Nessa
manhã, indo para o trabalho, notei no banco da frente, uma mãe e seu filho. Fiz
menção de inclinar-me para brincar com a criança. Sempre faço isso. Como
trabalho em uma creche - e gosto do que faço - todas elas me chamam a atenção. No
entanto, retraí-me logo. Percebi de
imediato o olhar vago, inconfundível, de sindrômicos. Ouvi a mãe cantando
baixinho para que o filho batesse palmas. Talvez fosse algum tipo de exercício,
pois ele não tinha os dedinhos. Desviei o olhar.
A visão, a proximidade, não me incomodava, mas
como seria a reação da mãe se percebesse o meu interesse? Normalmente, toda mãe
se inquieta diante de um desconhecido que brinca com seu filho. E deve ser
assim. Contudo nesse caso, eu era, absolutamente, solidária a ela.
Voltei-me
para dentro de mim mesma e fui atrás de lembranças nem tão antigas, nem
apagadas. Revivi emoções e sofrimentos
tão intensos que parecem ser ter sido ontem. A crueldade das reações das
pessoas diante de uma criança assim só perde para o concreto da situação. Os
problemas reais que uma mãe enfrenta para que um filho portador de alguma
síndrome sobreviva, e bem, são gigantescos. É certo que ela tenta!
Mas,
pobre da mãe que tem um filho não perfeito nesse mundo de seres (im)perfeitos!

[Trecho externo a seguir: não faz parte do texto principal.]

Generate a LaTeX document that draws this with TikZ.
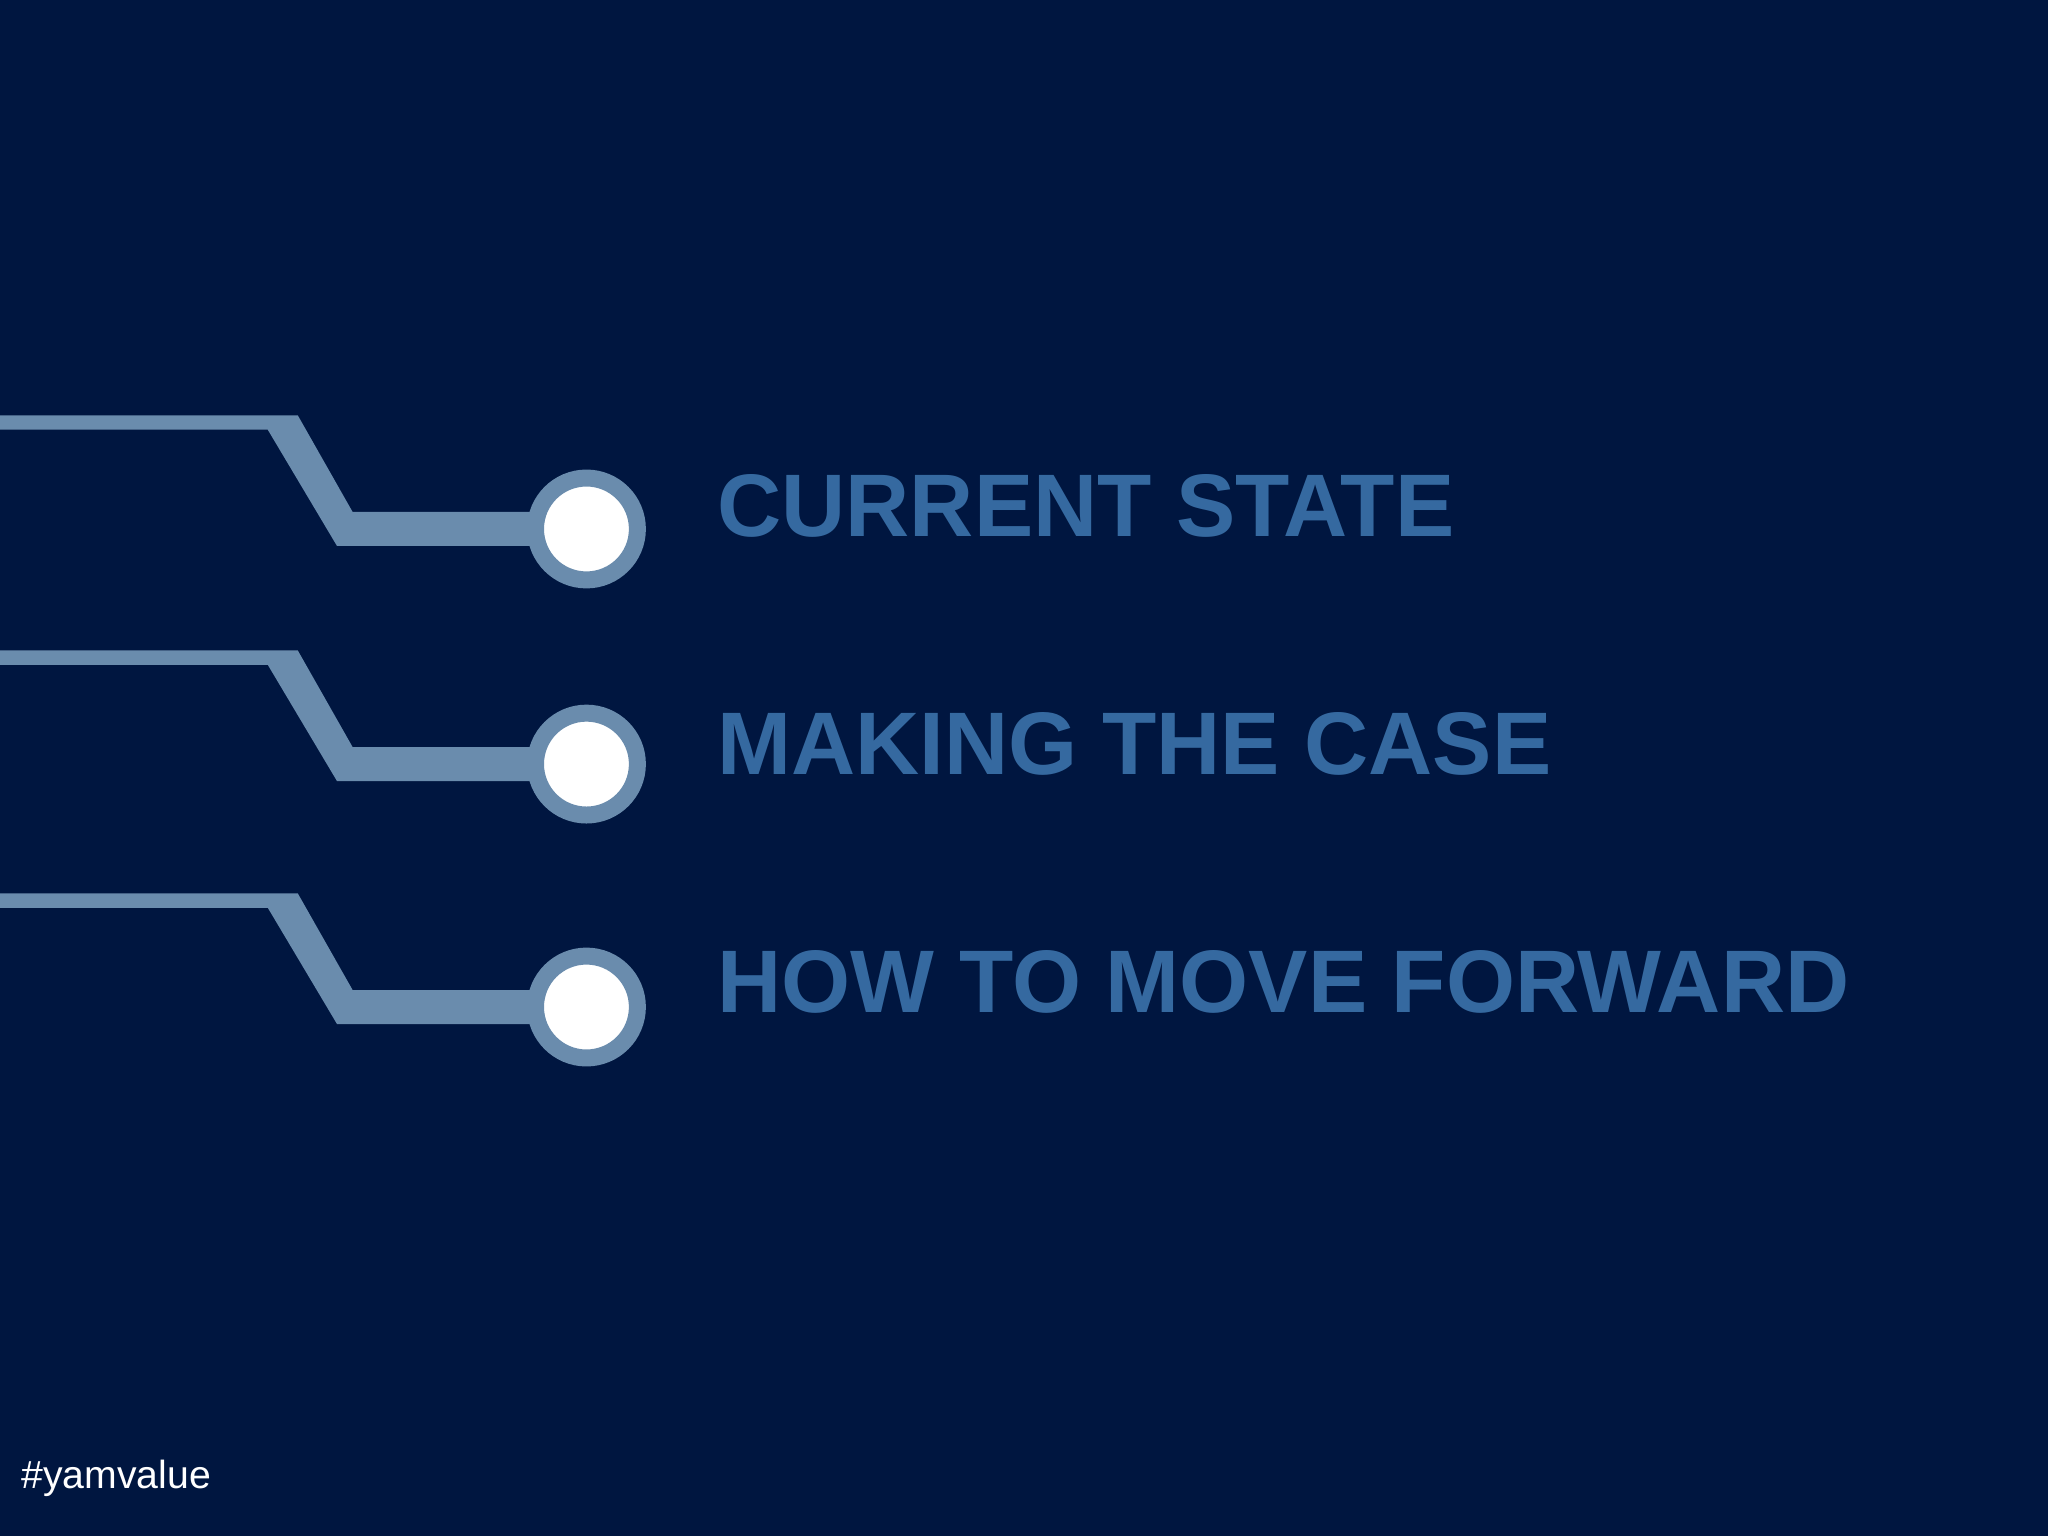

Como sofre! Por si e por seu filho! Talvez o filho sofra menos. Concentrado na
ânsia de viver, de tentar, de conseguir a superação, talvez nem perceba o
preconceito. Qualquer avanço, para ele, será mais uma vitória.
A
mãe... sofre. Se “ser mãe”, como disse o poeta, “é sofrer no paraíso”, essa mãe
não o terá encontrado. Ela tenta se enganar com as alegrias das pequenas
vitórias, e se diz abençoada, para justificar
as lágrimas. A dor de ver o filho ultrajado talvez se compare apenas à
Daquela Mãe de todas as mães. Somente
aí, essa mãe encontra um pouco de refúgio. O espinho encravado não sairá tão
facilmente. Será preciso muita coragem.
Muitos
se compadecerão. Mas esse sentimento é, quase sempre, doído como uma bofetada. A
compaixão, muitas vezes, é inútil e dispensável. Quase sempre, uma ofensa.
Não
acredite no riso dessa mãe. Quase sempre será um embuste. Afinal é preciso ensinar ao filho que se deve
sorrir, às vezes, e caminhar em frente. É
preciso mostrar ao mundo que as mães são corajosas, são fortes e superam
qualquer obstáculo. Porém, isso é apenas uma casca. Frágil. Não pode se
comparar a uma armadura, porque, a mãe continua a receber os golpes que vão
minando sua resistência, e aos poucos a esperança de qualquer coisa se resume
ao mais elementar instinto de sobrevivência. Ainda assim ela continua, porque é
preciso continuar. E porque Deus considerou que ela fosse capaz de cuidar de um
filho Seu. Embora se pergunte sempre “Por que eu?”, resigna-se. Somente Ele lhe dará forças.